| WRITTEN REQUEST |
In the entries below, which lines run from the one containing "The picture is" to the one containing "const noteLines = ['Model"? Copy exactly those lines, ends included, and no others.

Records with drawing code
──────────────────────────────

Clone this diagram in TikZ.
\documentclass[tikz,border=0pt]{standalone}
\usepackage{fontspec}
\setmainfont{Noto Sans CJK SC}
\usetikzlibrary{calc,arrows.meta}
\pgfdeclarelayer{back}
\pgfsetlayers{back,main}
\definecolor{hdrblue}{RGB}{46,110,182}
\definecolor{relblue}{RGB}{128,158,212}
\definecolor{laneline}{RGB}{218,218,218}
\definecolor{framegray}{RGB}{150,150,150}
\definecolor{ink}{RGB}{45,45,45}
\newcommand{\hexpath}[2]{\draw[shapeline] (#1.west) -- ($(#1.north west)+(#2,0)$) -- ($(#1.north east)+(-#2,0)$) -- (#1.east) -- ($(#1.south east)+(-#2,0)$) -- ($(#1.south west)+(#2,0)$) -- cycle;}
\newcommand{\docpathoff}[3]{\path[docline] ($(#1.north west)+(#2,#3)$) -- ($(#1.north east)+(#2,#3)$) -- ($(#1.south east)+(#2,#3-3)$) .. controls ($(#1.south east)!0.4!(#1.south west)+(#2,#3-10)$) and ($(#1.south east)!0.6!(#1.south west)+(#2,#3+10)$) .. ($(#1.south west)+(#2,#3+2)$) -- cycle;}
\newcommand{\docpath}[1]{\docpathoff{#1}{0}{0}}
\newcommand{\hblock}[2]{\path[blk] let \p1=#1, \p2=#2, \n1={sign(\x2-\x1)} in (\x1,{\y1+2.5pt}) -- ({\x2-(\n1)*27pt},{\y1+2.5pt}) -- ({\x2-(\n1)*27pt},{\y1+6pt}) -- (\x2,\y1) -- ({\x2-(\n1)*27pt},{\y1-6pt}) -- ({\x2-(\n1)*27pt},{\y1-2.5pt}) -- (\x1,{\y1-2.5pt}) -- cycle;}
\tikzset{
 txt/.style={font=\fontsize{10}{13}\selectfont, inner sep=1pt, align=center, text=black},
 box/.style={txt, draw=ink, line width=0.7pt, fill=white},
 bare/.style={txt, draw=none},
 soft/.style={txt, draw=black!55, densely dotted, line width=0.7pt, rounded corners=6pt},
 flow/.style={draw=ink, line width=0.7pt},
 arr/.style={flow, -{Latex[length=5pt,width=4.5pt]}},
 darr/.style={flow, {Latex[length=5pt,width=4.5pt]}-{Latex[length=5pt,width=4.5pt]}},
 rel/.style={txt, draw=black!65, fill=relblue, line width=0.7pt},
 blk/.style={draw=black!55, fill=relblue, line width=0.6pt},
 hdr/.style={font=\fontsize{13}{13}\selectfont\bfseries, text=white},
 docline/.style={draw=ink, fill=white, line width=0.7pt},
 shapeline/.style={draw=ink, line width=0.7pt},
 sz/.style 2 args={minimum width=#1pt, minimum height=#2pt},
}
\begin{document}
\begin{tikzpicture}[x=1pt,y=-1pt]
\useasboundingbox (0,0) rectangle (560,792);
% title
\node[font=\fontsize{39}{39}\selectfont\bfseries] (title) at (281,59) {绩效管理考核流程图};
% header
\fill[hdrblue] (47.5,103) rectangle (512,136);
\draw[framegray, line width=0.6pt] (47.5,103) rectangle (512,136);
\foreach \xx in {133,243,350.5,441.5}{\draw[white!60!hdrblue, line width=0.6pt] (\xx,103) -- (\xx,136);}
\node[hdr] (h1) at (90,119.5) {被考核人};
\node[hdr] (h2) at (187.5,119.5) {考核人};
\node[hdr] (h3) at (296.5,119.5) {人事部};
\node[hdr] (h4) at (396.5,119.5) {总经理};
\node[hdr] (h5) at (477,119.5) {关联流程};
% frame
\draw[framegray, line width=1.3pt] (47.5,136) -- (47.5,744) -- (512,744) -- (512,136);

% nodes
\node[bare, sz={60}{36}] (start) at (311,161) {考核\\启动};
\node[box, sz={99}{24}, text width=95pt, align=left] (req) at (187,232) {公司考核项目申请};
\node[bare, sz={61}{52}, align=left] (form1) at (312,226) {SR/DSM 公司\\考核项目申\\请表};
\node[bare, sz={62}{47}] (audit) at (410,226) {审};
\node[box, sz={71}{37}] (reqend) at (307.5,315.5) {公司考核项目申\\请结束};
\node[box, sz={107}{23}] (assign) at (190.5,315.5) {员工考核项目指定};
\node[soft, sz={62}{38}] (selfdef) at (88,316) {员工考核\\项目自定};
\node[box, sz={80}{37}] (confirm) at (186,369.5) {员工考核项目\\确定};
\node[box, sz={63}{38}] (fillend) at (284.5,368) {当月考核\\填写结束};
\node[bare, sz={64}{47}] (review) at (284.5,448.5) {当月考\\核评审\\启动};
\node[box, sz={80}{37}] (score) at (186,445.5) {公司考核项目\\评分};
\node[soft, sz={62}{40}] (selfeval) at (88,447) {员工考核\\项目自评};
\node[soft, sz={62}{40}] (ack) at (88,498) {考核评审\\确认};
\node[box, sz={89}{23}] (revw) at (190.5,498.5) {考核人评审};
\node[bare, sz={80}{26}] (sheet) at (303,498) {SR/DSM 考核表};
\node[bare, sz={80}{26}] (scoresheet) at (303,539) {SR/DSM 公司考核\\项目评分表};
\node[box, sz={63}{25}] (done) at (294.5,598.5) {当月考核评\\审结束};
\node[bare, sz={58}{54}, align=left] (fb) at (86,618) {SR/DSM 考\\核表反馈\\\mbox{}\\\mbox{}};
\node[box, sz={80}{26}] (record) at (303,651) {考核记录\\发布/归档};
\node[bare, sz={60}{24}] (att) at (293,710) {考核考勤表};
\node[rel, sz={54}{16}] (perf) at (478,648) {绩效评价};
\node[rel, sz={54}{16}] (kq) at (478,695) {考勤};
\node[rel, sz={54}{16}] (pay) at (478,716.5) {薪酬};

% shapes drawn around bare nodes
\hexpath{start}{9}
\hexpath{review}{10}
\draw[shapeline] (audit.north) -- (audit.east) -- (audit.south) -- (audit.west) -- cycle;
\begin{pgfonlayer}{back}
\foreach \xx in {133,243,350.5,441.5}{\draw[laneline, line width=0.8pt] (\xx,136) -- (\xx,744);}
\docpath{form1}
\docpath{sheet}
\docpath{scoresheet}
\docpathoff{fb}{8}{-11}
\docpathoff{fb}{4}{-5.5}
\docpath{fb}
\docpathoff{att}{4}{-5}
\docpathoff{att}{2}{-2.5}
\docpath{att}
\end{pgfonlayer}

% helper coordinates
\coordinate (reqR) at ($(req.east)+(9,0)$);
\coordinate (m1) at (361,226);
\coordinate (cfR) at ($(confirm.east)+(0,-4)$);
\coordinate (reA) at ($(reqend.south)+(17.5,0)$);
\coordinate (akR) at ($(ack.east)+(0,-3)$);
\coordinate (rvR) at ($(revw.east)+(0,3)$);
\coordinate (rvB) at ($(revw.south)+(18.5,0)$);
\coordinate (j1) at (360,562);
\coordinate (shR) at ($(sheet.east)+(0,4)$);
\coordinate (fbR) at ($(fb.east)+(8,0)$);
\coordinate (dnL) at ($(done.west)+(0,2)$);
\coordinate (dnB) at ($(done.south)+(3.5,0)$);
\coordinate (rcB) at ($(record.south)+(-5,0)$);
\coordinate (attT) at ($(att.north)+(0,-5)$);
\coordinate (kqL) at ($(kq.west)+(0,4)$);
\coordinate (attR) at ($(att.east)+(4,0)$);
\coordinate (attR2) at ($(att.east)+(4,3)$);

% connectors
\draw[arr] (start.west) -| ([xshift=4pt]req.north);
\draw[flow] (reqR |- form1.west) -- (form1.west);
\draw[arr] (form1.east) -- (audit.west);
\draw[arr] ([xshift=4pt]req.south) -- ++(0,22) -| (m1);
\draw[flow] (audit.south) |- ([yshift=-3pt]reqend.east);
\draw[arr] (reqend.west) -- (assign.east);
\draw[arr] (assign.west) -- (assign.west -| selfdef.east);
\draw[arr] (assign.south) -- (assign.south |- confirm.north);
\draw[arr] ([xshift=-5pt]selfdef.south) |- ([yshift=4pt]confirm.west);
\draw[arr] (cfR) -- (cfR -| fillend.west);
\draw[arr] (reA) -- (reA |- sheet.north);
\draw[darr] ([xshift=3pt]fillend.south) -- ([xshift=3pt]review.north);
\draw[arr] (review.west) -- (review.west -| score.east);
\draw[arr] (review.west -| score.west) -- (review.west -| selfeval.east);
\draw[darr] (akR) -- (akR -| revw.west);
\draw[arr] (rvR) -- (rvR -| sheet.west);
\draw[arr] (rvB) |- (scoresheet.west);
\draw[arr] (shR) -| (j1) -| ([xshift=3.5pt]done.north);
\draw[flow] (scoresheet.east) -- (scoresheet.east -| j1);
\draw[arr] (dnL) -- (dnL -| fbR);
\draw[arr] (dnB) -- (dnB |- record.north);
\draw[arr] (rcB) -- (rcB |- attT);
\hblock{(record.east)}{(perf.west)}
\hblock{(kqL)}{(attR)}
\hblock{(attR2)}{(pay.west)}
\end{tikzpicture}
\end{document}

──────────────────────────────

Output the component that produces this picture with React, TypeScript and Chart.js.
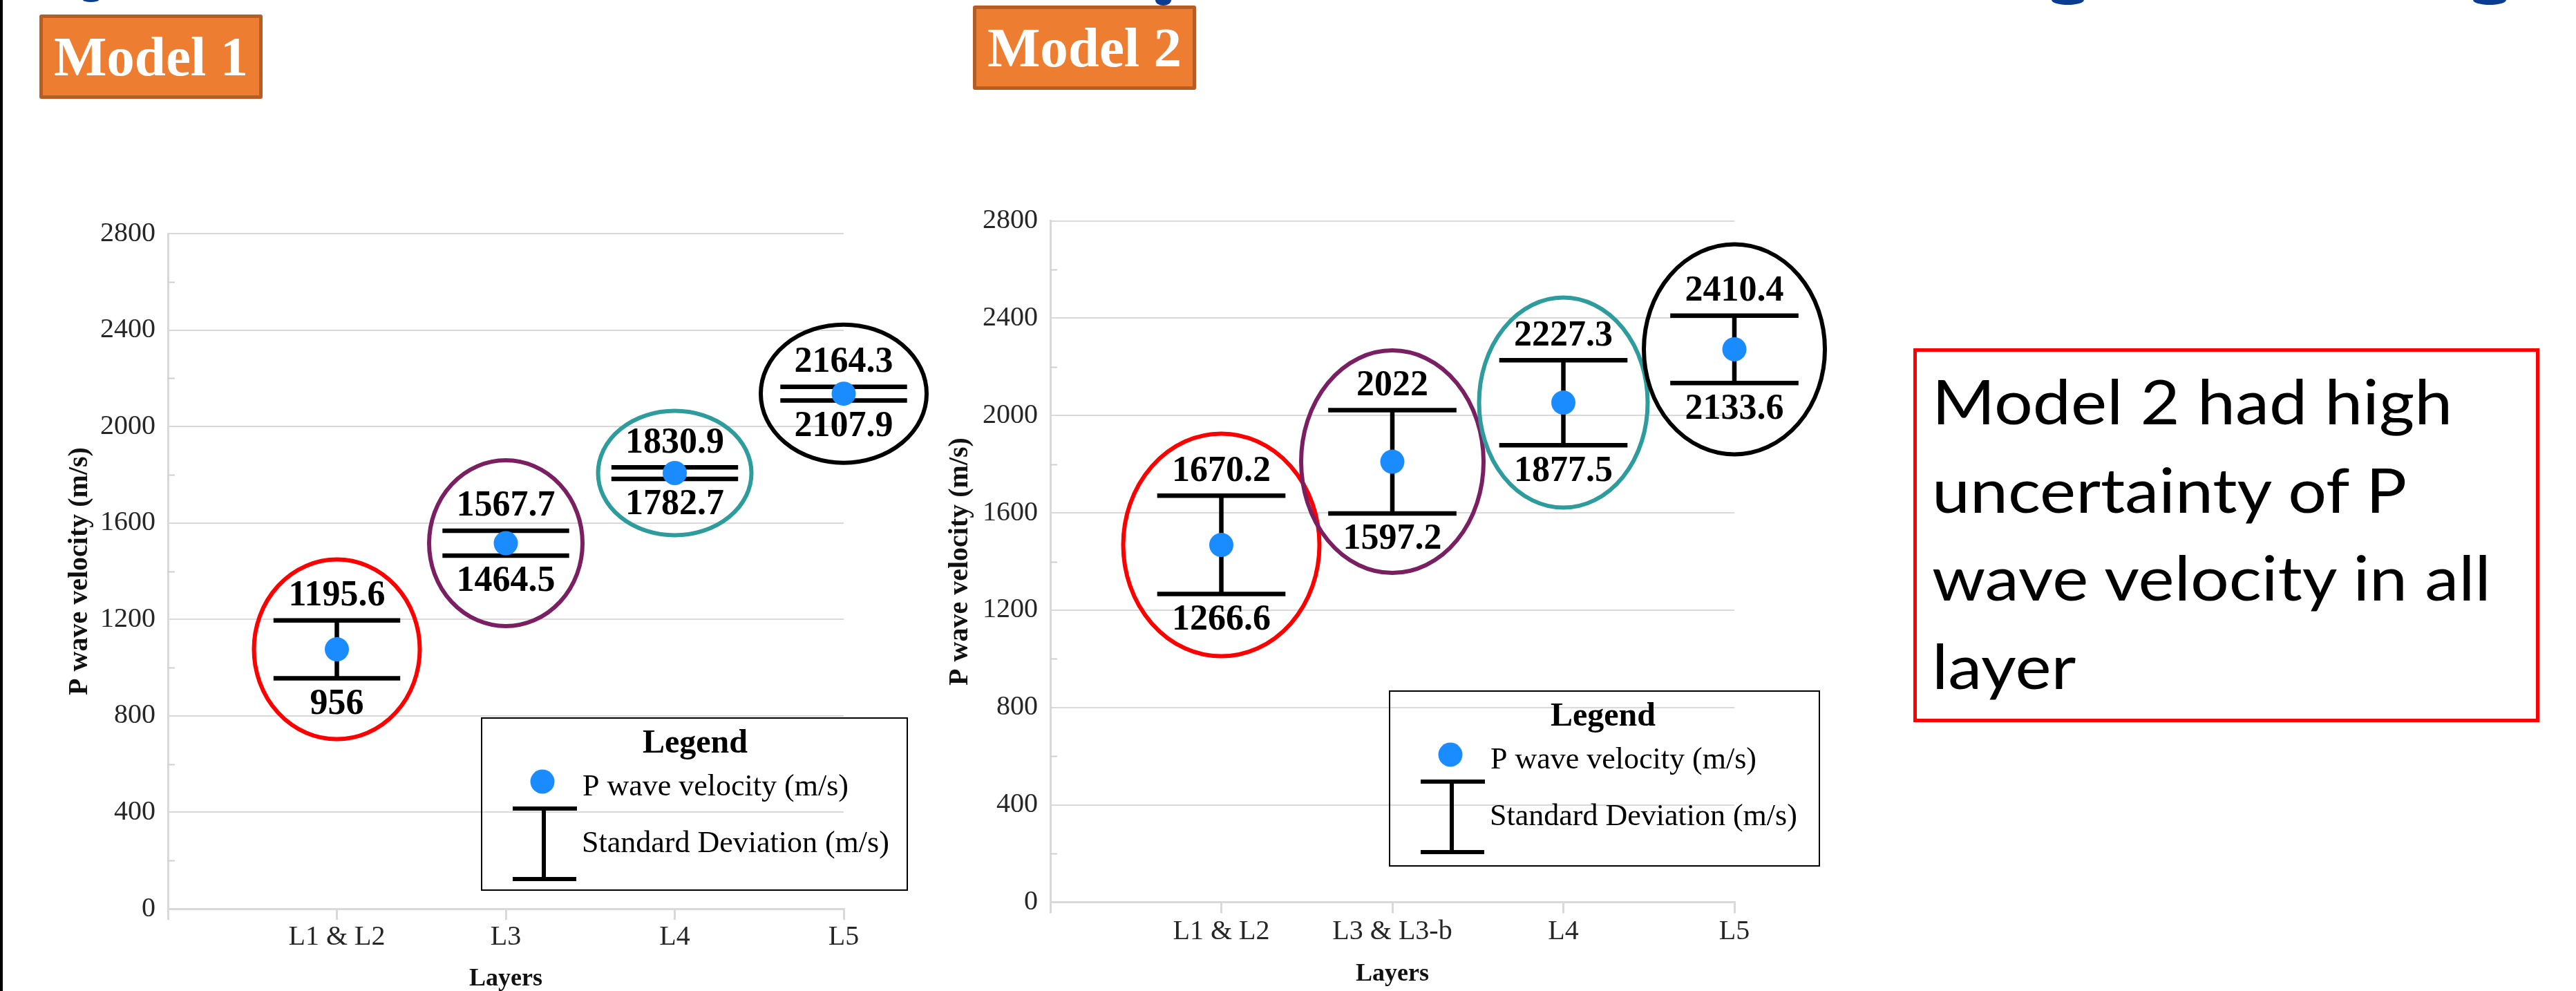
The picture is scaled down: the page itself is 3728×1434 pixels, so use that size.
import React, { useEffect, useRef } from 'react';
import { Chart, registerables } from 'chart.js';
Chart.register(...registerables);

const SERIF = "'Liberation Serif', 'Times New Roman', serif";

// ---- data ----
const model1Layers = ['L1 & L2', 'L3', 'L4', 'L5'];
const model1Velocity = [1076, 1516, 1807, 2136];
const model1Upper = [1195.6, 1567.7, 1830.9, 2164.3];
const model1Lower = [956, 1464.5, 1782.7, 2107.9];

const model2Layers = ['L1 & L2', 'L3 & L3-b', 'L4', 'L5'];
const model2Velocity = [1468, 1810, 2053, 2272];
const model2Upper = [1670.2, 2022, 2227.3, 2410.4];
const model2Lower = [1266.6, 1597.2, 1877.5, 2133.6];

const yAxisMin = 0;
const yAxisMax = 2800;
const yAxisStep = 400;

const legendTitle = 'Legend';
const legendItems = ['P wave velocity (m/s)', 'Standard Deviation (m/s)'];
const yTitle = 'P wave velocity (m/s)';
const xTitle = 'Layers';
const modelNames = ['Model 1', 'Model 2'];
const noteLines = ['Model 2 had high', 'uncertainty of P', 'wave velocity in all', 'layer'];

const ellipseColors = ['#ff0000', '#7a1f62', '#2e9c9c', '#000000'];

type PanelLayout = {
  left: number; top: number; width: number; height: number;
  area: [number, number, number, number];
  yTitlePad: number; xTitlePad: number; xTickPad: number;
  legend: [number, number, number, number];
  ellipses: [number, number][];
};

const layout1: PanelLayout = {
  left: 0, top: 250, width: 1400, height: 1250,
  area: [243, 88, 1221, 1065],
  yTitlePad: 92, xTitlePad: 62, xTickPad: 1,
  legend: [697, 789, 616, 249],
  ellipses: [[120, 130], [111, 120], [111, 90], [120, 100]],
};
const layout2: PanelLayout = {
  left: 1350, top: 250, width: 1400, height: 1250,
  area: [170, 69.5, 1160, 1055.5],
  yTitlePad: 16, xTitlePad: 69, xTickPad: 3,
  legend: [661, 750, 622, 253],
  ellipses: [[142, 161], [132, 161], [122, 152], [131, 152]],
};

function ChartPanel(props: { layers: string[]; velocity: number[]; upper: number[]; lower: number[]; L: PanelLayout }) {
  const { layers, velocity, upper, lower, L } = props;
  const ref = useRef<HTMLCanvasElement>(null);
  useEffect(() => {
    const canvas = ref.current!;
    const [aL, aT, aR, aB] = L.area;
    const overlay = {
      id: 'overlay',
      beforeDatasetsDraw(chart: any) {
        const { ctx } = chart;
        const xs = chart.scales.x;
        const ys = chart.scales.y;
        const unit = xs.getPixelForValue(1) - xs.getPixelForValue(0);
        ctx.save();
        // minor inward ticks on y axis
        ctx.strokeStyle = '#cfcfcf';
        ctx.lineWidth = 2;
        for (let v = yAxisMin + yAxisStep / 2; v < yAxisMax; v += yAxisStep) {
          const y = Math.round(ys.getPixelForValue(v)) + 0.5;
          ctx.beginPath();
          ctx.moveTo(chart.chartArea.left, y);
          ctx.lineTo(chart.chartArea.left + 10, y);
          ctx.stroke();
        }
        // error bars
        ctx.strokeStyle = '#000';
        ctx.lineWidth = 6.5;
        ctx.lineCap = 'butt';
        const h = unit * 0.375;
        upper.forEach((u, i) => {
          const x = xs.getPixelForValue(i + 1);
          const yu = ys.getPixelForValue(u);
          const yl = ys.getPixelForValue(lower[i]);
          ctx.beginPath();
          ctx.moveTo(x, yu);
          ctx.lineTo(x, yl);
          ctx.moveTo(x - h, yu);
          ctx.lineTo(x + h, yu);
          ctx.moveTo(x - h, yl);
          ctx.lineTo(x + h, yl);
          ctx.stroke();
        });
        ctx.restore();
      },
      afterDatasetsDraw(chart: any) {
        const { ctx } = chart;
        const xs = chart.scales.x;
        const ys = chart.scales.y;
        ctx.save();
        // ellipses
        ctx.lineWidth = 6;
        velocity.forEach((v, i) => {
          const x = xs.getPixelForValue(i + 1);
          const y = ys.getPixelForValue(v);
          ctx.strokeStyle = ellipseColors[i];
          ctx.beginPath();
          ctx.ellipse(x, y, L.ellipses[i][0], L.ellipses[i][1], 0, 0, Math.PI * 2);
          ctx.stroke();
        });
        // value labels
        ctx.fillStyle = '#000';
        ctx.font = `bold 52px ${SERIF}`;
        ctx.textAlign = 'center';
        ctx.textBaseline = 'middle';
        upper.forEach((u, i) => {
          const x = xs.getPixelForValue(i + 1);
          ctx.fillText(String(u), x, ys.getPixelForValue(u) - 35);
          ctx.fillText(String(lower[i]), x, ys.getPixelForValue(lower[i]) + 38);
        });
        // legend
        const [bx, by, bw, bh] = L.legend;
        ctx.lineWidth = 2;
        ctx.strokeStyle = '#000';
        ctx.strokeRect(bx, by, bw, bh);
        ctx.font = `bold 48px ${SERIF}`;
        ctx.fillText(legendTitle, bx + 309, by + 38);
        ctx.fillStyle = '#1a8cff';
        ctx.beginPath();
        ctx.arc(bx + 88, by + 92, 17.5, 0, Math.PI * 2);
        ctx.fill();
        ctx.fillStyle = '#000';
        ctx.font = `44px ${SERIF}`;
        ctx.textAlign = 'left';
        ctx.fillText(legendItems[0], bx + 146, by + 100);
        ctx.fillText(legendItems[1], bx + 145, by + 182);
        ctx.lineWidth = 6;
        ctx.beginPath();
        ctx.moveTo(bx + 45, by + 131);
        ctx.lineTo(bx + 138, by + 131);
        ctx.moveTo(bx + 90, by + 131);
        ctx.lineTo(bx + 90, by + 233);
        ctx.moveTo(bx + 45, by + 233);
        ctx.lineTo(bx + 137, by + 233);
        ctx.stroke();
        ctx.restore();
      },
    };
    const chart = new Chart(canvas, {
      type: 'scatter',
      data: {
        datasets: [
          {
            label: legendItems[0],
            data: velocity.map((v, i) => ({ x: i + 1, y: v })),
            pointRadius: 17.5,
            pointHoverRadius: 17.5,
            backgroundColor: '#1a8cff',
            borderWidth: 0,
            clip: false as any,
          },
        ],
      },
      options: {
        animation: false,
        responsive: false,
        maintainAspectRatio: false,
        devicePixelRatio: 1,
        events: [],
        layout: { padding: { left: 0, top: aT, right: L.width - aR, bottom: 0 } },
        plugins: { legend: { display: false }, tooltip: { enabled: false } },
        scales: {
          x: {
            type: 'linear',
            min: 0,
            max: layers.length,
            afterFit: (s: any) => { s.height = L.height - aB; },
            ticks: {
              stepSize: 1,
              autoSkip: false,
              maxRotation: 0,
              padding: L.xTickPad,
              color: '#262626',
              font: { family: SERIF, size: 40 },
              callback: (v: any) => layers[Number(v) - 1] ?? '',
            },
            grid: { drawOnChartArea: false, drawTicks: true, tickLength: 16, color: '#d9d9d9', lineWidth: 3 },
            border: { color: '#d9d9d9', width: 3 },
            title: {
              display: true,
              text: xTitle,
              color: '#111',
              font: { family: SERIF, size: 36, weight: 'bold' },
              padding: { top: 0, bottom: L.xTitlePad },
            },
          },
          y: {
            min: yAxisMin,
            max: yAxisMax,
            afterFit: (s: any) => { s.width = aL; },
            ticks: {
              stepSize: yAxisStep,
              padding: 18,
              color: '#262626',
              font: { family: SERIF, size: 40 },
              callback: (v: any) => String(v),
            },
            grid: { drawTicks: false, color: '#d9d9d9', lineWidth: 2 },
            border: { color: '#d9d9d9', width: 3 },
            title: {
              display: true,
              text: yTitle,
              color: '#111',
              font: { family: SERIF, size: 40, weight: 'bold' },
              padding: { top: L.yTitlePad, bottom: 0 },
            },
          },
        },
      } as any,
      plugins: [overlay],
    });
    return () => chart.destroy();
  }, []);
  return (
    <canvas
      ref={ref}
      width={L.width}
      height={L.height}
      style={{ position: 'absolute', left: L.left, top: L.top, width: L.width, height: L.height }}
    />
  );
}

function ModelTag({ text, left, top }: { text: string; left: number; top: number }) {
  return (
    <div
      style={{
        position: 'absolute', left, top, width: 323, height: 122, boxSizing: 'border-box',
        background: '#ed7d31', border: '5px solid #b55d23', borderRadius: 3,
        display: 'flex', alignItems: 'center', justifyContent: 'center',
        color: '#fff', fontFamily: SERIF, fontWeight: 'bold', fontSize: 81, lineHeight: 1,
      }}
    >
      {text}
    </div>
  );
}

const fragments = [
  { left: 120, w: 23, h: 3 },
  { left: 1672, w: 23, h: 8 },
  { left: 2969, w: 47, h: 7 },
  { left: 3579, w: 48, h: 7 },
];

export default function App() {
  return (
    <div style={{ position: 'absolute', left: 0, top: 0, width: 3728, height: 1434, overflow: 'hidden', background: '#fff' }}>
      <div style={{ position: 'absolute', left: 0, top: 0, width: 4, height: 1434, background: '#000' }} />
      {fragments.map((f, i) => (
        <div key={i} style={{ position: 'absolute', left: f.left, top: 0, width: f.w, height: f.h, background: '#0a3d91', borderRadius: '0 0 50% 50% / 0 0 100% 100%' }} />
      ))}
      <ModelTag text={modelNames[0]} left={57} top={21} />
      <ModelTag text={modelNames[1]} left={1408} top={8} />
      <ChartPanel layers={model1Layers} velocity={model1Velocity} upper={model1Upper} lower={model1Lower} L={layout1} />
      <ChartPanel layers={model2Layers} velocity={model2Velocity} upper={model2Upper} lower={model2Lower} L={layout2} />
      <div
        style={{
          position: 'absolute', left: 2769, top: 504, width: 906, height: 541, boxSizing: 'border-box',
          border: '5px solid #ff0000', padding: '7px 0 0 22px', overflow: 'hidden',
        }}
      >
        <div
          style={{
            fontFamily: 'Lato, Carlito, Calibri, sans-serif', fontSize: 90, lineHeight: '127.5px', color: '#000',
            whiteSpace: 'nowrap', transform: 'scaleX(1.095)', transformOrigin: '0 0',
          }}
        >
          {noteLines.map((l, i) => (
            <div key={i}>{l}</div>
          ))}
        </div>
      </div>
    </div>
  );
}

──────────────────────────────

| WRITTEN REPLY |
The picture is scaled down: the page itself is 3728×1434 pixels, so use that size.
import React, { useEffect, useRef } from 'react';
import { Chart, registerables } from 'chart.js';
Chart.register(...registerables);

const SERIF = "'Liberation Serif', 'Times New Roman', serif";

// ---- data ----
const model1Layers = ['L1 & L2', 'L3', 'L4', 'L5'];
const model1Velocity = [1076, 1516, 1807, 2136];
const model1Upper = [1195.6, 1567.7, 1830.9, 2164.3];
const model1Lower = [956, 1464.5, 1782.7, 2107.9];

const model2Layers = ['L1 & L2', 'L3 & L3-b', 'L4', 'L5'];
const model2Velocity = [1468, 1810, 2053, 2272];
const model2Upper = [1670.2, 2022, 2227.3, 2410.4];
const model2Lower = [1266.6, 1597.2, 1877.5, 2133.6];

const yAxisMin = 0;
const yAxisMax = 2800;
const yAxisStep = 400;

const legendTitle = 'Legend';
const legendItems = ['P wave velocity (m/s)', 'Standard Deviation (m/s)'];
const yTitle = 'P wave velocity (m/s)';
const xTitle = 'Layers';
const modelNames = ['Model 1', 'Model 2'];
const noteLines = ['Model 2 had high', 'uncertainty of P', 'wave velocity in all', 'layer'];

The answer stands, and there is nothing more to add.